The following are at least a bit closer to what is meant:

[1] Mark P Jones and Simon Peyton Jones. Lightweight Extensible
Records for Haskell. In Haskell Workshop, Paris, September 1999.
<http://citeseer.nj.nec.com/jones99lightweight.html>

[2] B. R. Gaster and M. P. Jones. A polymorphic type
system for extensible records and variants. Technical
report NOTTCS-TR-96-3, Department of Computer Science,
University of Nottingham, UK, 1996. Available from URL
<http://www.cs.nott.ac.uk/Department/Staff/~mpj/polyrec.html>.
<http://citeseer.nj.nec.com/gaster96polymorphic.html>.

 

[Fergus Henderson]

....
BTW, is (3) really justified? My (admittedly old) experience with ML
was that type errors can be rather hard to track back to their sources.

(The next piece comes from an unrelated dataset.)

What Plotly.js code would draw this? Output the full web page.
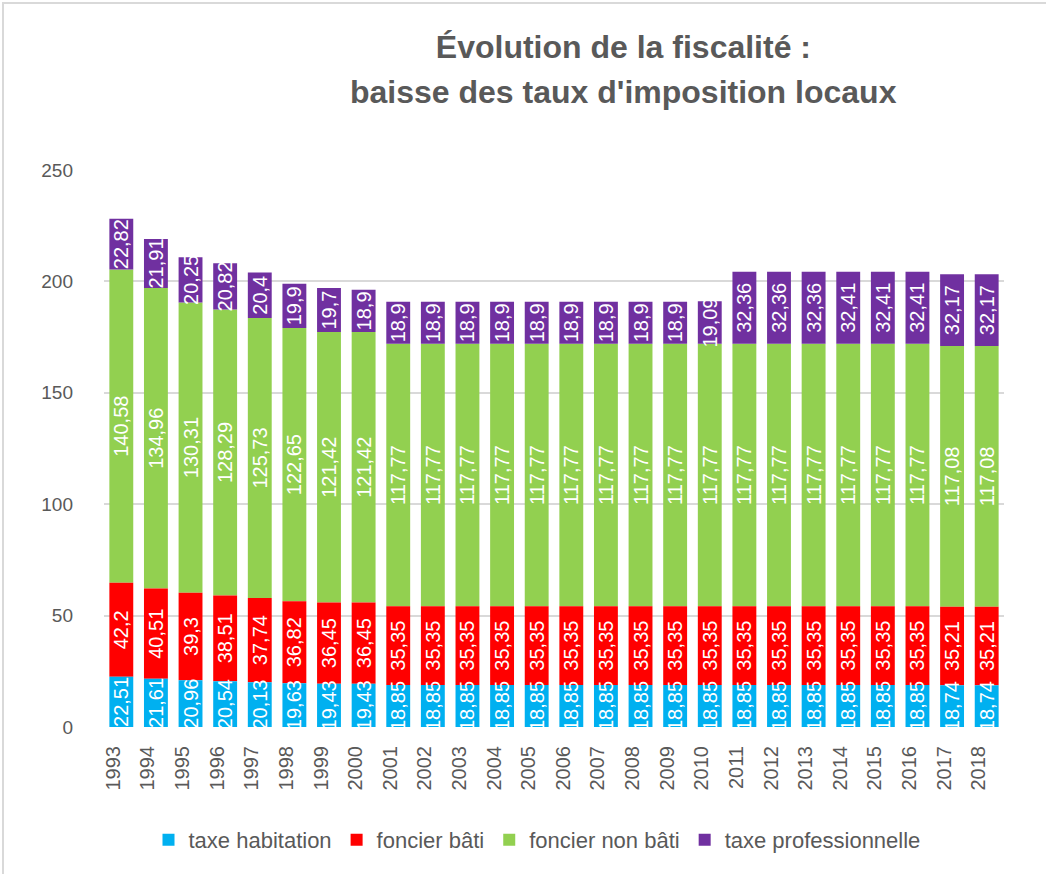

It depends on whether you declare the types of functions or not.
If you leave it up to the compiler to infer the types of all the
functions, then compilers have a difficult job of pinpointing errors,
because sometimes your incorrectly-implemented functions will be
type-correct, just with a different type than you expected, and this
will then leave to type errors further up the call tree.

But declaring the intended types of functions improves things dramatically.
If you get a type error, and you can't immediately figure out what is wrong,
declaring the intended types of the functions involved and recompiling
will allow you to quickly pinpoint the problem.

Of course, the type checker's error messages won't tell you _exactly_
where the error is; they can only point out inconsistencies, e.g. between
the code for a function and its type declaration, or between the code
for a function and one or more of the type declarations for the functions
that it calls. But such inconsistencies should be easy to resolve;
the programmer should be able to tell which of the contradictory parts
are wrong. (The exception is when the inconsistency actually reveals
a design error; in the worst case, a major redesign may be required.)